MommyToAshley replied: That's tough... I would probabley say something myself. And, I am so non-confrotatoinal too, believe me! Maybe pose it as a question so not to insult her. Or, if you have some literature, maybe give it to her and tell her you found this information useful and thought you would share it with her???

Julie (jem0622) replied: If you are not a person who wants confrontation, then hand her a pamphlet from a local fire station or safety seat check and tell her that you plan to go to ensure that your seats are properly installed and invite her to come along. You are placing no blame and you are allowing someone else to educate her. A toughy. I would be seething, but mother's can be defensive.

Julie

Kaitlin'smom replied: A tough one. I would probably aproach it like this with kinda suprise that he gets to face foward already, and you cant waite until your daughter is the right height and weight to face her foward so you can see her smiling face and see what she says if she does not get it then as his stats and then if they are under the guide lines express your concerns. Let u sknow what you did and how it went!

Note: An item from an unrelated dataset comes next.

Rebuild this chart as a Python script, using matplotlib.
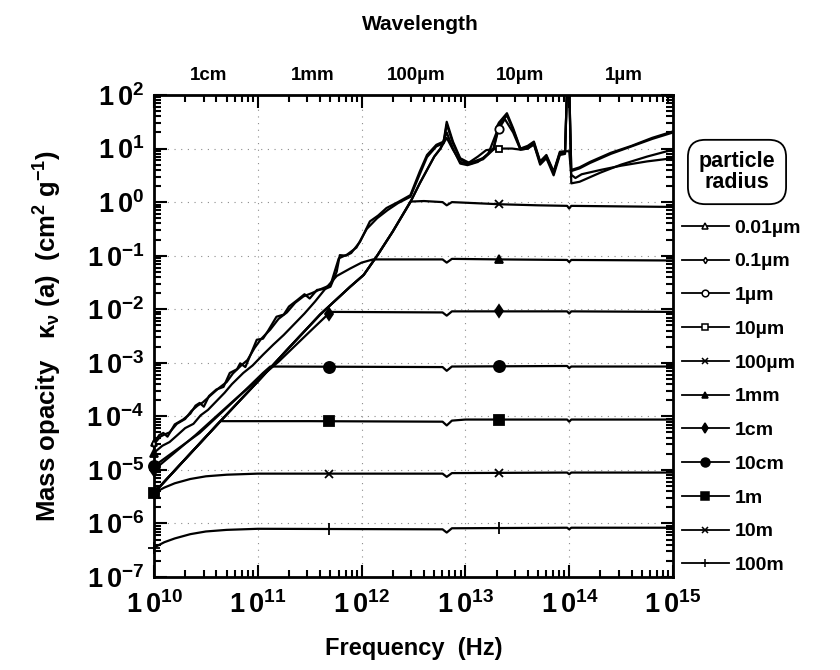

Lots of luck! rolleyes.gif

jdkjd replied:
I think that's perfect. Because then, you can pretend that you don't know how she has her carseat and it cannot be seen as judgmental.

Mommieto2Girls replied: Well they all gave you good advice, I espically like the idea about the invite to go have the carseats checked out by a local fire station. Good luck and let us know how it goes.

Kirstenmumof3 replied: blush.gif I'm going through a simmilar situation! My sister's friend had a baby a month after I did! Her baby weighs about 18lbs but is very long! They asked there doctor if they could put her in a regular carseat and the doctor said yes! I just feel so awful! They also have her on 2% milk and eating all kinds of things that my first 2 didn't get until they were about 2 years old! Why are people is such a rush to make these babies grow up? blush.gif

Sorry I kinda rambled there! I don't know what I would do in that situation! I know in my case they won't listen, they'll just get all mad.gif PISSED OFF mad.gif !

Sorry!

supermom replied: Yes, that is a tough one - but I do like the approach Booey2 used - non-judgemental and also informative. It's hard not to get upset, I don't know if I would be MAD, but certainly concerned that this parent maybe doesn't know not to turn their little one around yet!

MommyToAshley replied:
I think that is a great idea. thumb.gif

mckayleesmom replied: Isn't it illegal to face them forward in some states??,,,If it is in your state,,just lie and tell her that you heard it on the news that they were really going to start cracking down on child seats being faced the wrong way and you just wanted to give her the heads up so she doesn't get a ticket.

victoire2002 replied: Yeah, the suprised reaction of "Wow, can we start facing them forward now? I thought they were supposed to be one year old!" might inform your acquaintance that what she is doing is potentially harmful. That's the most diplomatic approach. You'd be surprised that some folks are just not as informed as you are out there. I have encountered the same with several of my friends who are very well educated-- Phd's even!!

HTH,

Vicki

Hillbilly Housewife replied: THE GUIDELINES HERE SAY:

DO NOT FACE YOUR CHILD FORWARD UNTIL EITHER A: THE CHILD IS SIX MONTHS OLD, OR B: THE CHILD WEIGHS 20 POUNDS.

Sorry for the caps!!!

Zach is 9 months old, and he's been front facing for about 2 1/2 months now. It also depends on the car seat. Zach hasn't been able to FIT in his infant carrier since about 7 weeks old, and the new seat we'd bought him was from infant to 40 pounds. It was rear facing, but it's ok now to face it frontwards.

Check with the laws, and definitely check with the seat company. Bring it up very VERY casually....because if she's anything like me, I flip out on my mom when she tells me I'm doing something wrong.